One such example is NIEM’s usage of substitution groups where a variety of data elements are legal according to the schema, but rarely are all of these legal options accounted for by the recipient’s adapter.  Take NIEM’s DateType as an example.  It employs the explicit substitution group (abstract data element) of nc:DateRepresentation which can be one of several different data types.  This representation can be replaced with a date (2009-01-01), a date/time (2009-01-01T12:00:00), a month and a year (01-2009), etc. 

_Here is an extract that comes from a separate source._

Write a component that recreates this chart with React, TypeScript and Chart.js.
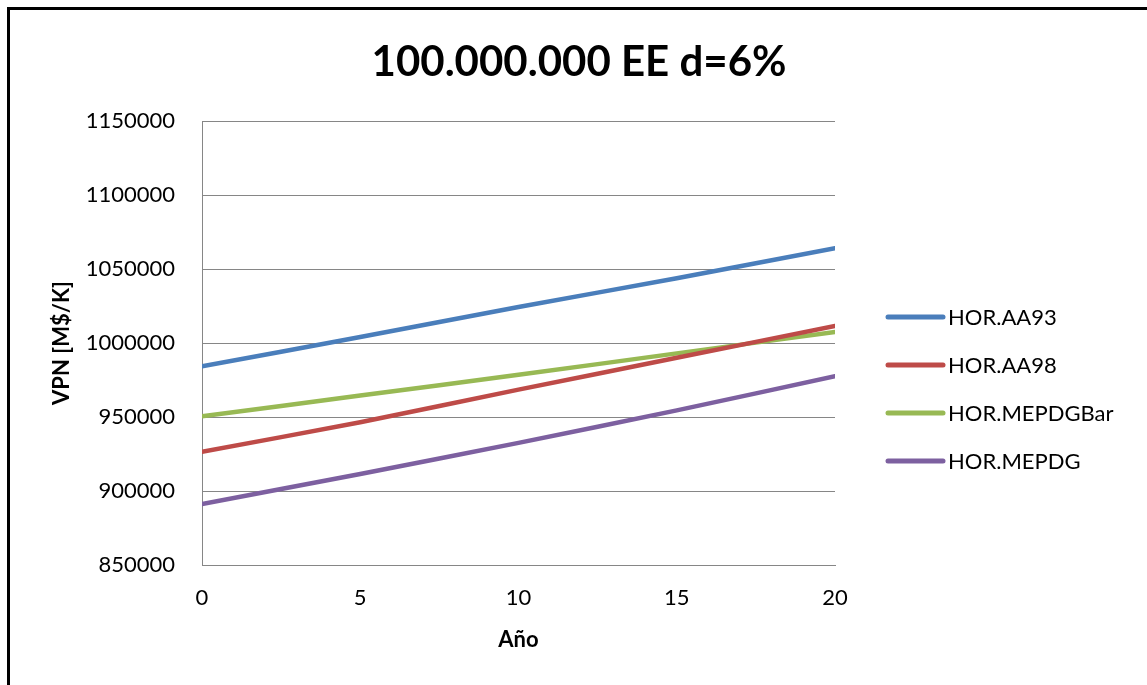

Lets assume for a minute that a document has two different dates: a document filed date, and a person’s birth date.  The publisher’s intention is that filed date be a “timestamp” which includes both a date and a time, while the birth date is simply a date including a month, day and year.  A valid sample XML payload would look something like the following:

<?xml version="1.0" encoding="UTF-8"?>
<ns:SomeDocument>
  <nc:DocumentFiledDate>
    <nc:DateTime>2009-01-01T01:00:00</nc:DateTime>
  </nc:DocumentFiledDate>
  <nc:Person>
    <nc:PersonBirthDate>
      <nc:Date>1970-01-01</nc:Date>
    </nc:PersonBirthDate>
  </nc:Person>
</ns:SomeDocument>

The Schematron code to enforce the publisher’s intentions could appear as the following:

<pattern id="eDocumentDateTime">
  <title>Verify the document filed date includes a date/Time</title>
  <rule context="ns:SomeDocument/nc:DocumentFiledDate">
    <assert test="nc:DateTime">
      A date and a time must be provided as the document filed date.
    </assert>
  </rule>
</pattern>
<pattern id="ePersonBirthDate">
  <title>Ensure the person's birth date is an nc:Date.</title>
  <rule context="ns:SomeDocument/nc:Person/nc:PersonBirthDate">
    <assert test="nc:Date">
      A person's birth date must be a full date.
    </assert>
  </rule>
</pattern>

This is a great example of how Schematron can help clarify a publisher’s intent as NEIM-conformant services are developed and deployed.